- [TASK PROMPT]: Reproduce verbatim the lines up to and including the one with "dredgeEast = [1.3,1.1,0.9,0.5,0.45,0.45,0.45,0.45,0.45,0.45];", starting from the first.

- [DATASET EXCERPT]:
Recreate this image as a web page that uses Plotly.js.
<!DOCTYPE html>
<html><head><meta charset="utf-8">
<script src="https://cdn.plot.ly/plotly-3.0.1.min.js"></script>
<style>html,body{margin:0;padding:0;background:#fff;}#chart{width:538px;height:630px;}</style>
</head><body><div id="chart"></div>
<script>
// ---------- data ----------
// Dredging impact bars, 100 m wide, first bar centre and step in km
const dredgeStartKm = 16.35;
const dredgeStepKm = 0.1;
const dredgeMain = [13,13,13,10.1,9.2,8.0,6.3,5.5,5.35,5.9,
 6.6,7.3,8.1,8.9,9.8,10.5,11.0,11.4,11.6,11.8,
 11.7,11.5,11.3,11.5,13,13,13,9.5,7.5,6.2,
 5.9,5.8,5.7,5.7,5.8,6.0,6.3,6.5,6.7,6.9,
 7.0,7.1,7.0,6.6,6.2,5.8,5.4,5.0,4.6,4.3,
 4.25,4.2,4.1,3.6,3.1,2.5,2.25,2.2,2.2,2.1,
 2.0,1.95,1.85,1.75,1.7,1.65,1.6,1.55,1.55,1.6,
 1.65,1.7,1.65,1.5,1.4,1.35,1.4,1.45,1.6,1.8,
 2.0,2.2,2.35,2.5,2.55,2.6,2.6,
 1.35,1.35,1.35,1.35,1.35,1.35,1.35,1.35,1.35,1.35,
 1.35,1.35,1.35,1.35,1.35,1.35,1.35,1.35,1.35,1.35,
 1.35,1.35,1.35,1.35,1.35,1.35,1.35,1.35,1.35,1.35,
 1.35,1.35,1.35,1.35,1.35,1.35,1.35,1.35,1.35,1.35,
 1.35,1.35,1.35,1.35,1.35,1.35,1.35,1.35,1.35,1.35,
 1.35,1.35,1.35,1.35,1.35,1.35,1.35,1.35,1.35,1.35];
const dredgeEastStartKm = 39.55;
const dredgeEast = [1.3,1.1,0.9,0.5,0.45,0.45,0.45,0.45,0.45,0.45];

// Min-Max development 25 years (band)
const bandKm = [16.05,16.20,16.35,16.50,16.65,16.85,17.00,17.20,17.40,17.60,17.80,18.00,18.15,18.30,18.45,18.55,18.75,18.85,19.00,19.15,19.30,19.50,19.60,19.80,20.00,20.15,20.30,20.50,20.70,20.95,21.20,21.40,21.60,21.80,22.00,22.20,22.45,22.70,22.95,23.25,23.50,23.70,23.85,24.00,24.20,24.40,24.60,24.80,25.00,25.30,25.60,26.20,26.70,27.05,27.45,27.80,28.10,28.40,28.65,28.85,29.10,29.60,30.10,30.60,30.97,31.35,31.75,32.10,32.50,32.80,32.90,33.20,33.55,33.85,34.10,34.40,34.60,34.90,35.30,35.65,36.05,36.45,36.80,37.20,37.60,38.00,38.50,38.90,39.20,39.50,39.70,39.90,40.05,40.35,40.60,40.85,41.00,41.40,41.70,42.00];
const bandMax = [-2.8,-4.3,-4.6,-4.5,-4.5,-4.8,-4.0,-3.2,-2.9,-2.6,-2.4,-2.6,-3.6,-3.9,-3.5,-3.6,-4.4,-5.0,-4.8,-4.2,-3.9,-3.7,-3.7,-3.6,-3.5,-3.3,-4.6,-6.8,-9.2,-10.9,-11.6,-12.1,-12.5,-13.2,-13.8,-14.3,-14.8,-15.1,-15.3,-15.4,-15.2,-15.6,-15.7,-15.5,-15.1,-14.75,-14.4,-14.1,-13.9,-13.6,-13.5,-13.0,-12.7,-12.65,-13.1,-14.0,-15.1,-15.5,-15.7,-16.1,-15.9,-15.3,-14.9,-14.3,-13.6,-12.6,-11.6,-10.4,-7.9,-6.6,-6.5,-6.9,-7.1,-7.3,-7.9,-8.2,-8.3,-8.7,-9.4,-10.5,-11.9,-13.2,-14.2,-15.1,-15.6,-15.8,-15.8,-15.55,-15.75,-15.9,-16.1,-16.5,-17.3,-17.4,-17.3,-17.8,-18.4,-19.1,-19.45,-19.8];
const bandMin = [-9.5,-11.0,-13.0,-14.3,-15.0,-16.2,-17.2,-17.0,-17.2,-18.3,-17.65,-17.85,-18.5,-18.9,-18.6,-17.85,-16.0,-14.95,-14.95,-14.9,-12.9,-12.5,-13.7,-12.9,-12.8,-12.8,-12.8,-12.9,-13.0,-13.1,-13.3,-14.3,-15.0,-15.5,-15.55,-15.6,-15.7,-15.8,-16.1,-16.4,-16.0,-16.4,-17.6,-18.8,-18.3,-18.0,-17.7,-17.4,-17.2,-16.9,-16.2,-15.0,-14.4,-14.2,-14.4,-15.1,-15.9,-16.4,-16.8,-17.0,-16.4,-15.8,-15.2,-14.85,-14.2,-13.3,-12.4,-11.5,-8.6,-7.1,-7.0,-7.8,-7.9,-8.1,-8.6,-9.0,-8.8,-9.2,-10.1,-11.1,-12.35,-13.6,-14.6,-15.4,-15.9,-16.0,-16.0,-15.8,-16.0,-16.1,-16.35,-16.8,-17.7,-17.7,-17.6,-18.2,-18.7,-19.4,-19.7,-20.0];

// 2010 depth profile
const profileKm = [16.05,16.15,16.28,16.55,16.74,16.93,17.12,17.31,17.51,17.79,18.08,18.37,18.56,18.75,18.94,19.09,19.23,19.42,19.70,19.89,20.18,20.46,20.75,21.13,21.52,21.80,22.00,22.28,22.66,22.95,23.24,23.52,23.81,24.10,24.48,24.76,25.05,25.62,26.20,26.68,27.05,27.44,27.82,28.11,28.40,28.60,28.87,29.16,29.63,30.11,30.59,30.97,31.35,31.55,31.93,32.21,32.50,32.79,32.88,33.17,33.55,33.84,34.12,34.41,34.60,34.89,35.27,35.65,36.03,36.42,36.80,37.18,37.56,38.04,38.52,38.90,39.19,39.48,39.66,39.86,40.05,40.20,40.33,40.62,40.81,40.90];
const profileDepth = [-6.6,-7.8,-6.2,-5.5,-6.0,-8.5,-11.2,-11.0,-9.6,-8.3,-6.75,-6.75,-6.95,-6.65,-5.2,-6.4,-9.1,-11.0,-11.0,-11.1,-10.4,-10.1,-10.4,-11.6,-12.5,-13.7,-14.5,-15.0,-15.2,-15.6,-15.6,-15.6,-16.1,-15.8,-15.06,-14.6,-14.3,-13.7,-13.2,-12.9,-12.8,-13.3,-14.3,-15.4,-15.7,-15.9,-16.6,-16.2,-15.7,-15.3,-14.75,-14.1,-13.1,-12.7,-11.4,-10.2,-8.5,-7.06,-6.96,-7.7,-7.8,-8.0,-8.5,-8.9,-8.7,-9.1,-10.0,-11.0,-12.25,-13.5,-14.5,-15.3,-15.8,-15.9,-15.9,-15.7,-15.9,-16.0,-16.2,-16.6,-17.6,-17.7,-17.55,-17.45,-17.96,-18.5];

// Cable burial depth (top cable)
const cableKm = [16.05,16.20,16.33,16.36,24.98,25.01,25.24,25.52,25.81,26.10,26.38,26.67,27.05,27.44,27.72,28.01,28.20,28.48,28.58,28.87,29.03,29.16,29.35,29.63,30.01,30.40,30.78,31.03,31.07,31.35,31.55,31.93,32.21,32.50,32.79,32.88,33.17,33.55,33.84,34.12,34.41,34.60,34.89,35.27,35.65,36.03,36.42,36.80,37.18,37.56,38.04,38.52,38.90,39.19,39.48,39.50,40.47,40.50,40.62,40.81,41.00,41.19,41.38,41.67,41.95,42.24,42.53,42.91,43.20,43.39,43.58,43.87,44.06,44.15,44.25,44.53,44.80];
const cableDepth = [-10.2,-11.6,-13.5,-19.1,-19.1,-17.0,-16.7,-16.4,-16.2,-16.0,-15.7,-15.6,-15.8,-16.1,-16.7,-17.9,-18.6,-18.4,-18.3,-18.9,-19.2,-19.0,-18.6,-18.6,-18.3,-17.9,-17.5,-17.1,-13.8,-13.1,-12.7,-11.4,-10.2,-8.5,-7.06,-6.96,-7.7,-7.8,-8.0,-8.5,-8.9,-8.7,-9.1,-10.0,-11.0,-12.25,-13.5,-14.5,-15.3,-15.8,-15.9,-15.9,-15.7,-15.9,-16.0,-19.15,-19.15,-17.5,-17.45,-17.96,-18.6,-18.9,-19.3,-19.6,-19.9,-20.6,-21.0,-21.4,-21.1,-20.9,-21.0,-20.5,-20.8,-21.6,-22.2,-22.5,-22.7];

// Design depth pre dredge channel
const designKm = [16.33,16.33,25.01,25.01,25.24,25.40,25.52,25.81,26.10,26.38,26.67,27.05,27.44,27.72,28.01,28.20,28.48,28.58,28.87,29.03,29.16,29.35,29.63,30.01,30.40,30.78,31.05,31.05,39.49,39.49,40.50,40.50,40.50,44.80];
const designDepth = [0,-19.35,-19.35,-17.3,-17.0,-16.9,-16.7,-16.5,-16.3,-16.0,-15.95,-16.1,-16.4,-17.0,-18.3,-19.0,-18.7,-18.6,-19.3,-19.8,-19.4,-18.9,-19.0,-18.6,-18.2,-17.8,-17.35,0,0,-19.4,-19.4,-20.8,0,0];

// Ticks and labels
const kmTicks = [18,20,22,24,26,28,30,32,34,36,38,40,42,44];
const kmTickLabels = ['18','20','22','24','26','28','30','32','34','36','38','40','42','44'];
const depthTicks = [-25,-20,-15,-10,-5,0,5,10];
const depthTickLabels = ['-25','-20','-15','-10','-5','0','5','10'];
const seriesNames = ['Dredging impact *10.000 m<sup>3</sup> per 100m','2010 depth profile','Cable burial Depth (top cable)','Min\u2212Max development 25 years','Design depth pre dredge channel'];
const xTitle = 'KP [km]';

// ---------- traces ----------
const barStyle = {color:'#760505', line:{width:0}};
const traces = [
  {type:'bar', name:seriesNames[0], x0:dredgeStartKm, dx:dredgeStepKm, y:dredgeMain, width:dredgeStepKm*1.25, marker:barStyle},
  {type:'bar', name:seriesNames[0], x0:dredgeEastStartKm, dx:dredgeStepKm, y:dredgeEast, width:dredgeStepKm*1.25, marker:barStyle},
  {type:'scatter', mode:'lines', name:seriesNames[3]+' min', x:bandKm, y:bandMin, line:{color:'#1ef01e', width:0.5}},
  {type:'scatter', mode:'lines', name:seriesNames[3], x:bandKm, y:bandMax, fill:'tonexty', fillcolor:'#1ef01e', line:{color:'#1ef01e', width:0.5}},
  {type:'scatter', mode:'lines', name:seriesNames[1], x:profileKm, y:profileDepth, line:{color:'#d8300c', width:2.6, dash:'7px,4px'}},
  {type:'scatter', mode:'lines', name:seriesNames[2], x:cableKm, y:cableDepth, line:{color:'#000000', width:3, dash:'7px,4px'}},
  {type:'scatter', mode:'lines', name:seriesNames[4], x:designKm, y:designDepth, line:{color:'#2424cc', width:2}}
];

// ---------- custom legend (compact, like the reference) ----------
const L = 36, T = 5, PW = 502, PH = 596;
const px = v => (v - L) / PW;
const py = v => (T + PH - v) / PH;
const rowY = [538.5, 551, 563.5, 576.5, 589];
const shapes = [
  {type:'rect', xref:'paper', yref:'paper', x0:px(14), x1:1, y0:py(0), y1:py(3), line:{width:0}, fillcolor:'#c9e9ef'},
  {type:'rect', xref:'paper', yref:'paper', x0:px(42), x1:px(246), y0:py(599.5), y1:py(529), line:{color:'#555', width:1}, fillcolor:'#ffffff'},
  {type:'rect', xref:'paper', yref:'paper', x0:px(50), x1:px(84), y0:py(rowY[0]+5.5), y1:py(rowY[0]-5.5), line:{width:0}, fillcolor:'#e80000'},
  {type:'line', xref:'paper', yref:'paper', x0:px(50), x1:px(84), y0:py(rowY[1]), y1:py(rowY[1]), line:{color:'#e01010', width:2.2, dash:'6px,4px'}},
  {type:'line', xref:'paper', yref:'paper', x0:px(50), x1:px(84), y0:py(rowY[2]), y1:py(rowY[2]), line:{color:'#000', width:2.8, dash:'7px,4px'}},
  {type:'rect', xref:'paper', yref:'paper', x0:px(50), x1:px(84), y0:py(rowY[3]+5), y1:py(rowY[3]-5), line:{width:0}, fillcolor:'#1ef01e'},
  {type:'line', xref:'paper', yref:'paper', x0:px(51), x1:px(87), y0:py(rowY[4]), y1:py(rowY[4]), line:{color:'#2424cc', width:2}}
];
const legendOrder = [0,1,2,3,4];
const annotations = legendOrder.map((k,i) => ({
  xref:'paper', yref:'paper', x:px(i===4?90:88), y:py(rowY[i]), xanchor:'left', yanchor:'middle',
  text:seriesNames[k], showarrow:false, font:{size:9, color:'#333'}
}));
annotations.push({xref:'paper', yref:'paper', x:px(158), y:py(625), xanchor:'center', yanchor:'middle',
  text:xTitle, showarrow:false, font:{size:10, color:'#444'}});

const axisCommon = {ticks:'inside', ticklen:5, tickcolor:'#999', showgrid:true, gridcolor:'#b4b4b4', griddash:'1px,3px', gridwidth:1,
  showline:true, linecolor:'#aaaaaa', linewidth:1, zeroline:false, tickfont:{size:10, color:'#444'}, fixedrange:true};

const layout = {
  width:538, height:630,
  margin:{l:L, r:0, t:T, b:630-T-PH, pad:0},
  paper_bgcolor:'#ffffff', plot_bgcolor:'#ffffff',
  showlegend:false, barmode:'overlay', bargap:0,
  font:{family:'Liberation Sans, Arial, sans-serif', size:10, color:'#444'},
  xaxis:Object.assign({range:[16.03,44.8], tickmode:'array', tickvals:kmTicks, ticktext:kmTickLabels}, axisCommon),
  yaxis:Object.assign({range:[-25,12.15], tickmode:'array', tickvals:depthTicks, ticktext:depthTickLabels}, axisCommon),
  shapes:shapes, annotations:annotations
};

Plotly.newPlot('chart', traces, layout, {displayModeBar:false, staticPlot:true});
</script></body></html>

- [REPLY TO THE EXERCISE]:
Recreate this image as a web page that uses Plotly.js.
<!DOCTYPE html>
<html><head><meta charset="utf-8">
<script src="https://cdn.plot.ly/plotly-3.0.1.min.js"></script>
<style>html,body{margin:0;padding:0;background:#fff;}#chart{width:538px;height:630px;}</style>
</head><body><div id="chart"></div>
<script>
// ---------- data ----------
// Dredging impact bars, 100 m wide, first bar centre and step in km
const dredgeStartKm = 16.35;
const dredgeStepKm = 0.1;
const dredgeMain = [13,13,13,10.1,9.2,8.0,6.3,5.5,5.35,5.9,
 6.6,7.3,8.1,8.9,9.8,10.5,11.0,11.4,11.6,11.8,
 11.7,11.5,11.3,11.5,13,13,13,9.5,7.5,6.2,
 5.9,5.8,5.7,5.7,5.8,6.0,6.3,6.5,6.7,6.9,
 7.0,7.1,7.0,6.6,6.2,5.8,5.4,5.0,4.6,4.3,
 4.25,4.2,4.1,3.6,3.1,2.5,2.25,2.2,2.2,2.1,
 2.0,1.95,1.85,1.75,1.7,1.65,1.6,1.55,1.55,1.6,
 1.65,1.7,1.65,1.5,1.4,1.35,1.4,1.45,1.6,1.8,
 2.0,2.2,2.35,2.5,2.55,2.6,2.6,
 1.35,1.35,1.35,1.35,1.35,1.35,1.35,1.35,1.35,1.35,
 1.35,1.35,1.35,1.35,1.35,1.35,1.35,1.35,1.35,1.35,
 1.35,1.35,1.35,1.35,1.35,1.35,1.35,1.35,1.35,1.35,
 1.35,1.35,1.35,1.35,1.35,1.35,1.35,1.35,1.35,1.35,
 1.35,1.35,1.35,1.35,1.35,1.35,1.35,1.35,1.35,1.35,
 1.35,1.35,1.35,1.35,1.35,1.35,1.35,1.35,1.35,1.35];
const dredgeEastStartKm = 39.55;
const dredgeEast = [1.3,1.1,0.9,0.5,0.45,0.45,0.45,0.45,0.45,0.45];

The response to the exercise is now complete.